Beginning at the first line of the data, print each line exactly, stopping after the line that contains "const creatSd = [0.119, 0.105, 0.127, 0.062, 0.063];".
SUPPLIED INFORMATION start
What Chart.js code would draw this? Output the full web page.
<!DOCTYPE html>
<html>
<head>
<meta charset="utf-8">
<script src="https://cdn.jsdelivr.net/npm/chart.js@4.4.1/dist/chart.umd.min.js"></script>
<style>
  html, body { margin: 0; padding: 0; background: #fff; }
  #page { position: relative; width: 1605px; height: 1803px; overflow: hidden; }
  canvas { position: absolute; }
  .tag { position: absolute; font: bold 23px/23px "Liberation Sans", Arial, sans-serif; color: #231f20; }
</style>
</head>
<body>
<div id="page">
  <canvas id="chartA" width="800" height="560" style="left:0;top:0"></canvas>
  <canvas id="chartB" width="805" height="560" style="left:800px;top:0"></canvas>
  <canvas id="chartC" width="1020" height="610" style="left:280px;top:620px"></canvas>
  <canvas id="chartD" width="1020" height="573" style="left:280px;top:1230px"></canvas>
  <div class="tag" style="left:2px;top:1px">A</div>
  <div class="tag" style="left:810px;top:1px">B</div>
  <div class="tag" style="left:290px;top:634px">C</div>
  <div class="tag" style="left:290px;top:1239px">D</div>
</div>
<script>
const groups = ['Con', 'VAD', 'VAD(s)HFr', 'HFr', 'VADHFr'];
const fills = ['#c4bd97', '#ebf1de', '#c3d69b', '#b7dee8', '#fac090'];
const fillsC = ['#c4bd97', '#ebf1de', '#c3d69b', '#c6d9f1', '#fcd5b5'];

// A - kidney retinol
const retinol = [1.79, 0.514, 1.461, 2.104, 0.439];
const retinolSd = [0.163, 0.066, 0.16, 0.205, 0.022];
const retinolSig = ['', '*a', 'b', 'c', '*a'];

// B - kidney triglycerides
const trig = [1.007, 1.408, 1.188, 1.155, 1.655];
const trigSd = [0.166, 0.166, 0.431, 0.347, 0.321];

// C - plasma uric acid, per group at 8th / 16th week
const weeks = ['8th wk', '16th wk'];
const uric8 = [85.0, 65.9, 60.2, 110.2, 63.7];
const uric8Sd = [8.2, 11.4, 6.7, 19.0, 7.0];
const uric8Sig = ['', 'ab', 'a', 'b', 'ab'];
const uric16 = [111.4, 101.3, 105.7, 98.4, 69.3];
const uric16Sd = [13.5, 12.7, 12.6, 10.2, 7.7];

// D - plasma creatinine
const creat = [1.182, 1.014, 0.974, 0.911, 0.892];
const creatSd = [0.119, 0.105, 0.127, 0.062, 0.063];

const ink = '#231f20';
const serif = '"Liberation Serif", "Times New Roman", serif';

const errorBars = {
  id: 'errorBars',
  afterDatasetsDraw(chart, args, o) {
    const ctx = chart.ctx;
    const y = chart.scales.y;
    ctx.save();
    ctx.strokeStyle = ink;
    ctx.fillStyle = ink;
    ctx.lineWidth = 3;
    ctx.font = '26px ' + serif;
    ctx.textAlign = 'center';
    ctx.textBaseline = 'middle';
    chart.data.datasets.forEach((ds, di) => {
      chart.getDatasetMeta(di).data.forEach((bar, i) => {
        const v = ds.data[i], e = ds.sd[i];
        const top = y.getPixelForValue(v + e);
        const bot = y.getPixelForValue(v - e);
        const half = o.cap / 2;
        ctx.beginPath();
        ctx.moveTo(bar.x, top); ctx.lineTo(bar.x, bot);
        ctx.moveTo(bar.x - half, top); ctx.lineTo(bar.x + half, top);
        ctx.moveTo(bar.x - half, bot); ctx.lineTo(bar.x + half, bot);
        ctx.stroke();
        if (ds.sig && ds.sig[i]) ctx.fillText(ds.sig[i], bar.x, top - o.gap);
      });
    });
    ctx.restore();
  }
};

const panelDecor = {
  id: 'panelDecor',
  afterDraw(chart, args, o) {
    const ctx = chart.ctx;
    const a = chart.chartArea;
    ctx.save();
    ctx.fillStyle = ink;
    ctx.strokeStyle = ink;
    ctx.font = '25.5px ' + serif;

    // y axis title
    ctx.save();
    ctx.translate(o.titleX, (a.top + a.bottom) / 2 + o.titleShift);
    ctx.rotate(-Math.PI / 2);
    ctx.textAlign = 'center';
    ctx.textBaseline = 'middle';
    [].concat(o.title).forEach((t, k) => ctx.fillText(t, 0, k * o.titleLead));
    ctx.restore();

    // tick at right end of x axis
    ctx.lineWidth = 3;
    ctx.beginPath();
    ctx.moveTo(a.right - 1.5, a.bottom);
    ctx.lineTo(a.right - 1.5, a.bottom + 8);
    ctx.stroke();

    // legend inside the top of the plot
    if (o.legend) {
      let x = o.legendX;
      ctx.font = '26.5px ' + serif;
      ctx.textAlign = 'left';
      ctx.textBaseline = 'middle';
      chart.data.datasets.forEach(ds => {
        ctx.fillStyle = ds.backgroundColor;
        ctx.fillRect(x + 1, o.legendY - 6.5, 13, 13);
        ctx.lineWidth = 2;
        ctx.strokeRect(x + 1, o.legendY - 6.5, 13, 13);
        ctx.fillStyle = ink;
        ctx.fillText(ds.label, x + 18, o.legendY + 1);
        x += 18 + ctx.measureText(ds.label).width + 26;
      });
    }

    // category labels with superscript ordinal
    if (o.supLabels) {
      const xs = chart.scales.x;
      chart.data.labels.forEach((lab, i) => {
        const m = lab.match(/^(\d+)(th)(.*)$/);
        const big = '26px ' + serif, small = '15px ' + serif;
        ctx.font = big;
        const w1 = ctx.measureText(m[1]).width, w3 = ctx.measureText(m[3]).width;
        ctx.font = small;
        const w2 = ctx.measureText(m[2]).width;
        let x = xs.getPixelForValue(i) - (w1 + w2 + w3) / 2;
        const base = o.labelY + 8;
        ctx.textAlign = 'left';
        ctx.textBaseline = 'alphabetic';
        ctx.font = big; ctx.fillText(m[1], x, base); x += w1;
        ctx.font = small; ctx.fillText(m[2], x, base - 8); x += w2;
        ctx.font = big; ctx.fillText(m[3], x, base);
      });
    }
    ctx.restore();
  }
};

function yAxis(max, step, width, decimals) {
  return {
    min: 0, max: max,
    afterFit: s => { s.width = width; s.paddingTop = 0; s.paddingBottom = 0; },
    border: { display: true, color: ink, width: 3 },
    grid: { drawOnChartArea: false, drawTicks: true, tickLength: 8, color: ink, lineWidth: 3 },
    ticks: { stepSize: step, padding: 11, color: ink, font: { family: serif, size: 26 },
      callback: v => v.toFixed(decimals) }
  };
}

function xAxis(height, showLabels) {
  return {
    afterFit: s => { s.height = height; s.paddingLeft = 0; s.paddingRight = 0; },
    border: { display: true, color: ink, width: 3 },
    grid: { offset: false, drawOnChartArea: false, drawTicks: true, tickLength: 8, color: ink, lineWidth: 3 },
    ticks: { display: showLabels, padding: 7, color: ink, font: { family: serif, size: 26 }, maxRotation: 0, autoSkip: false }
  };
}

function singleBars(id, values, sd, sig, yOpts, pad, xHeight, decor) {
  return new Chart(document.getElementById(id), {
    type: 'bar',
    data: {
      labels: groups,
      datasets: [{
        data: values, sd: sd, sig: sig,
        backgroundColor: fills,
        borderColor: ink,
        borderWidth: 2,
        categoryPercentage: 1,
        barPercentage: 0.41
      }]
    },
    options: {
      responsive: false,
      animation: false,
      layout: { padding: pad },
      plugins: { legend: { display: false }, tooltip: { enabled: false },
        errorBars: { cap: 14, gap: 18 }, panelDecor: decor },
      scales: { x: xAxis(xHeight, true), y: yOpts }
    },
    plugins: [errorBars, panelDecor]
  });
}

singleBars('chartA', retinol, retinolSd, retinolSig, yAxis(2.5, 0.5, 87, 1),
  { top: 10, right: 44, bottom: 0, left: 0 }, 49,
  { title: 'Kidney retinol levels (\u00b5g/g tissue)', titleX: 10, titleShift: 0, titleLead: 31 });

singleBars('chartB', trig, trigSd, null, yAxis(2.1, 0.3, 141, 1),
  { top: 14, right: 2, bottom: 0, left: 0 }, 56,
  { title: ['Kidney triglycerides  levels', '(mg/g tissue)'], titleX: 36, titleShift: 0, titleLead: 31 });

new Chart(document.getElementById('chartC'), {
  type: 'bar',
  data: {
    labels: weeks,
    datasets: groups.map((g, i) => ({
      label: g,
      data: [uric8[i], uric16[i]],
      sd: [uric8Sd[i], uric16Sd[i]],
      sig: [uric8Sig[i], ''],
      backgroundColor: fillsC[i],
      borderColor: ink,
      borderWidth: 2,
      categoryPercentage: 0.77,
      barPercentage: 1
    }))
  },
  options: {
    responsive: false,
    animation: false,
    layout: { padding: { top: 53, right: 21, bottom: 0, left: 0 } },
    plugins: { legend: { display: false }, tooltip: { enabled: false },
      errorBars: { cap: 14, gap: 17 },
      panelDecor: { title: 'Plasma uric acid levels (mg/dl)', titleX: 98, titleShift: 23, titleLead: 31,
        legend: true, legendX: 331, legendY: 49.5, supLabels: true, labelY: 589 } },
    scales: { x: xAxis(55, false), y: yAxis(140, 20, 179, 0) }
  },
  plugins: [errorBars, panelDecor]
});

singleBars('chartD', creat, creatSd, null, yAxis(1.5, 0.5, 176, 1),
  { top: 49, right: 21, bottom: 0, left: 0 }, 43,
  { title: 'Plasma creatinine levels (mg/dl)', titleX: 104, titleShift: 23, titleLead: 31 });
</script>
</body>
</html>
SUPPLIED INFORMATION end
### [EXPECTED ANSWER]
What Chart.js code would draw this? Output the full web page.
<!DOCTYPE html>
<html>
<head>
<meta charset="utf-8">
<script src="https://cdn.jsdelivr.net/npm/chart.js@4.4.1/dist/chart.umd.min.js"></script>
<style>
  html, body { margin: 0; padding: 0; background: #fff; }
  #page { position: relative; width: 1605px; height: 1803px; overflow: hidden; }
  canvas { position: absolute; }
  .tag { position: absolute; font: bold 23px/23px "Liberation Sans", Arial, sans-serif; color: #231f20; }
</style>
</head>
<body>
<div id="page">
  <canvas id="chartA" width="800" height="560" style="left:0;top:0"></canvas>
  <canvas id="chartB" width="805" height="560" style="left:800px;top:0"></canvas>
  <canvas id="chartC" width="1020" height="610" style="left:280px;top:620px"></canvas>
  <canvas id="chartD" width="1020" height="573" style="left:280px;top:1230px"></canvas>
  <div class="tag" style="left:2px;top:1px">A</div>
  <div class="tag" style="left:810px;top:1px">B</div>
  <div class="tag" style="left:290px;top:634px">C</div>
  <div class="tag" style="left:290px;top:1239px">D</div>
</div>
<script>
const groups = ['Con', 'VAD', 'VAD(s)HFr', 'HFr', 'VADHFr'];
const fills = ['#c4bd97', '#ebf1de', '#c3d69b', '#b7dee8', '#fac090'];
const fillsC = ['#c4bd97', '#ebf1de', '#c3d69b', '#c6d9f1', '#fcd5b5'];

// A - kidney retinol
const retinol = [1.79, 0.514, 1.461, 2.104, 0.439];
const retinolSd = [0.163, 0.066, 0.16, 0.205, 0.022];
const retinolSig = ['', '*a', 'b', 'c', '*a'];

// B - kidney triglycerides
const trig = [1.007, 1.408, 1.188, 1.155, 1.655];
const trigSd = [0.166, 0.166, 0.431, 0.347, 0.321];

// C - plasma uric acid, per group at 8th / 16th week
const weeks = ['8th wk', '16th wk'];
const uric8 = [85.0, 65.9, 60.2, 110.2, 63.7];
const uric8Sd = [8.2, 11.4, 6.7, 19.0, 7.0];
const uric8Sig = ['', 'ab', 'a', 'b', 'ab'];
const uric16 = [111.4, 101.3, 105.7, 98.4, 69.3];
const uric16Sd = [13.5, 12.7, 12.6, 10.2, 7.7];

// D - plasma creatinine
const creat = [1.182, 1.014, 0.974, 0.911, 0.892];
const creatSd = [0.119, 0.105, 0.127, 0.062, 0.063];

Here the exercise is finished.